Former Audio Adrenaline guitarist Barry Blair has been busy since leaving the band in 1996, and has since moved on to be a producer, film score composer, and audio engineering teacher. Now, he is looking to create a jazz Christmas album and has taken to IndieGogo to raise funds. In part two of this interview with Blair, BREATHEcast spoke to him about his time in Audio A, the new lineup, and the power of music.
Read part one of the interview on Blair's upcoming album, Noel Volume 2: Jazz Christmas and his work on the movie 'Hope Bridge'.
"I grew up always wanting to be in a band, and through some crazy circumstances we ended up doing that," Blair shared about early Audio Adrenaline.
He was with the group since their inception in 1986 when they were known as A-180. With the band he put out the band's self-titled out of print hip-hop/synth pop-rock album, followed by Don't Censor Me, which contains some of the band's biggest hits "Big House" and "We're a Band." Up next was Blair's final album, Bloom, and turning point record for the band that many consider one of their best musically.
However, as the band continued to grow, the road life of being a rock star began to grow weary on the studio loving Blair who felt it was time to do something different.
"I always loved the creative part of writing, recording, being in the studio, putting songs together. Once I was actually in a professional band, doing one show after another after another, that part of it was kind of like, this is not really what I thought of when I thought of being in a band," he revealed. "I thought of writing records and writing songs. I loved being in front of audiences but it just wasn't the thing that drove me, and so when I started getting opportunities to produce other bands, the creativity of that in just working on new music a new record every few months, that just seemed exciting to me."
Blair said his interest started to move away from the touring until he "decided to make the jump to see if I can sink or swim as a producer." It turned out to be a rewarding experience for him as he got to work on many records of both indie and signed artists.

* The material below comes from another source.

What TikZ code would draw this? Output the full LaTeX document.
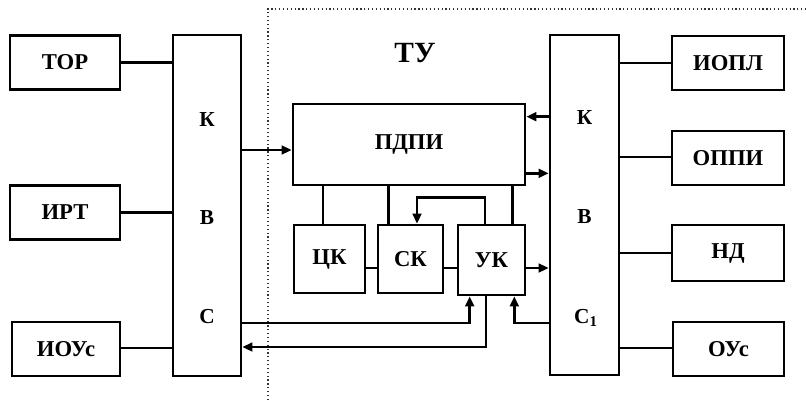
\documentclass[tikz,border=0pt]{standalone}
\usepackage{fontspec}
\setmainfont{Liberation Serif}
\usetikzlibrary{arrows.meta, calc}

\begin{document}
\begin{tikzpicture}[
    x=0.75pt, y=-0.75pt,
    >={Triangle[length=7.5pt, width=6.5pt]},
    block/.style={
        rectangle, draw=black, line width=2pt, fill=white,
        minimum width=#1, minimum height=54*0.75pt, inner sep=0pt,
        font=\fontsize{17}{19}\selectfont\bfseries
    },
    block/.default={110*0.75pt},
    letter/.style={
        font=\fontsize{16}{18}\selectfont\bfseries, inner sep=1pt
    },
    link/.style={
        -, line width=2pt, black
    },
    arrow/.style={
        ->, line width=2pt, black
    },
    frame/.style={
        line width=0.9pt, dotted, black!80
    }
]
\useasboundingbox (0,0) rectangle (806,400);

% ── Dotted boundary of the TU ──
\coordinate (tuleft) at (268,400);
\coordinate (tutop) at (806,9);
\draw[frame] (tuleft) |- (tutop);
\node[font=\fontsize{22}{24}\selectfont\bfseries] (tu) at (415,53) {ТУ};

% ── Left column ──
\node[block] (tor) at (65,62.5) {ТОР};
\node[block] (irt) at (65,212.5) {ИРТ};
\node[block=108*0.75pt] (iouc) at (66,349) {ИОУс};

% ── Left channel K-B-C ──
\node[block=68*0.75pt, minimum height=341*0.75pt] (kvs) at (207,205.5) {};
\node[letter] (kvsk) at (207,120) {К};
\node[letter] (kvsv) at (207,218) {В};
\node[letter] (kvsc) at (207,317) {С};

% ── Right channel K-B-C1 ──
\node[block=69*0.75pt, minimum height=340*0.75pt] (kvsr) at (584.5,205) {};
\node[letter] (kvsrk) at (584.5,118) {К};
\node[letter] (kvsrv) at (584.5,217) {В};
\node[letter] (kvsrc) at (586,318) {С\textsubscript{1}};

% ── Right column ──
\node[block=112*0.75pt] (iopl) at (728,63) {ИОПЛ};
\node[block=112*0.75pt] (oppi) at (728,158) {ОППИ};
\node[block=112*0.75pt, minimum height=56*0.75pt] (nd) at (728,253) {НД};
\node[block=111*0.75pt] (ouc) at (728.5,349) {ОУс};

% ── TU internals ──
\node[block=232*0.75pt, minimum height=81*0.75pt] (pdpi) at (409,144.5) {ПДПИ};
\node[block=71*0.75pt, minimum height=68*0.75pt] (ck) at (329.5,259) {ЦК};
\node[block=65*0.75pt, minimum height=68*0.75pt] (sk) at (410.5,259) {СК};
\node[block=67*0.75pt, minimum height=70*0.75pt] (uk) at (491.5,260) {УК};

% ── Links to the channels ──
\draw[link] (tor) -- (tor -| kvs.west);
\draw[link] (irt) -- (irt -| kvs.west);
\draw[link] ($(iouc.east)+(0,-1)$) -- ($(iouc.east -| kvs.west)+(0,-1)$);
\draw[link] (iopl -| kvsr.east) -- (iopl);
\draw[link] ($(oppi.west -| kvsr.east)+(0,-1)$) -- ($(oppi.west)+(0,-1)$);
\draw[link] (nd -| kvsr.east) -- (nd);
\draw[link] ($(ouc.west -| kvsr.east)+(0,-1)$) -- ($(ouc.west)+(0,-1)$);

% ── PDPI <-> channels ──
\draw[arrow] ($(kvs.east)+(0,-55.5)$) -- ($(pdpi.west)+(0,5.5)$);
\draw[arrow] ($(pdpi.north east -| kvsr.west)+(0,14)$) -- ($(pdpi.north east)+(0,14)$);
\draw[arrow] ($(pdpi.south east)+(0,-13)$) -- ($(pdpi.south east -| kvsr.west)+(0,-13)$);

% ── PDPI to the counters ──
\draw[link] ($(ck.north)+(-6.5,0)$) coordinate (ckt) -- (ckt |- pdpi.south);
\draw[link] ($(sk.north west)+(12,0)$) coordinate (skt) -- (skt |- pdpi.south);
\draw[link] ($(uk.north east)+(-14,0)$) coordinate (ukt) -- (ukt |- pdpi.south);
\draw[arrow] ($(uk.north)+(-6.5,0)$) -- ++(0,-26) -| ($(sk.north)+(6.5,0)$);

% ── Between the counters ──
\draw[link] ($(ck.east)+(0,9)$) -- ($(sk.west)+(0,9)$);
\draw[link] ($(sk.east)+(0,9)$) -- ($(uk.west)+(0,8)$);
\draw[arrow] ($(uk.east)+(0,8)$) -- ($(uk.east -| kvsr.west)+(0,8)$);

% ── UK <-> channels, below ──
\draw[arrow] ($(kvs.east)+(0,117.5)$) -| ($(uk.south west)+(13,0)$);
\draw[arrow] ($(uk.south)+(-5.5,0)$) |- ($(kvs.east)+(0,141.5)$);
\draw[arrow] ($(kvsr.west)+(0,118)$) -| ($(uk.south east)+(-12,0)$);

\end{tikzpicture}
\end{document}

With the experience of Audio Adrenaline behind him, he can still look back at some great moments and memories. "It seems like the first time you hear one of your songs on the radio it becomes this surreal moment."
He also attributes the Bloom record as music he was exceptionally proud of and looked at as his best work. Blair said it was a "sense of accomplishment" and knew he was creating something that would last and "hopefully has meaning and will touch people" longer than the six months of promotion time for the album.
"Man, the first time you stand in front of 60,000 people and they are all singing your songs, that's pretty surreal," he added in as a final thought on his years with A.A.
And speaking of Audio Adrenaline, the band has come quite a long way since he left. The band is currently in its third installment over the last few years, something that Blair has paid attention to.
He said he heard the music they did with Kevin Max and "I loved it. I've always loved his voice, and I know Mark wrote on a lot of the songs and produced and stuff. It had the same Audio Adrenaline flavor with a different twist."
Now that Audio A 2.0 has passed, the band is on to 3.0, and he has not heard the music yet but has heard all about it.
"I wish those guys all the success in the world. I'm proud of the legacy they are carrying on. From where it started with us, I hope that it reaches people, I hope God is glorified in what they're doing, and I think He is," Blair said.
Lastly, Blair spoke on the importance of music and the power behind every note, lyric, and chord.
"Music speaks to people straight to their heart beyond language and then when you tie that emotional impact of the music with words, you're just able to make an incredibly powerful impact on people," said Blair. "It's a gift that God has given us that there is nothing else quite like it. There are other art forms that are all beautiful, but music has a legacy with the church and the Bible all the way back to the beginnings. God uses music to speak to us and for us to worship him. There's a deep history of faith in music. I think that's an important history that needs to stay."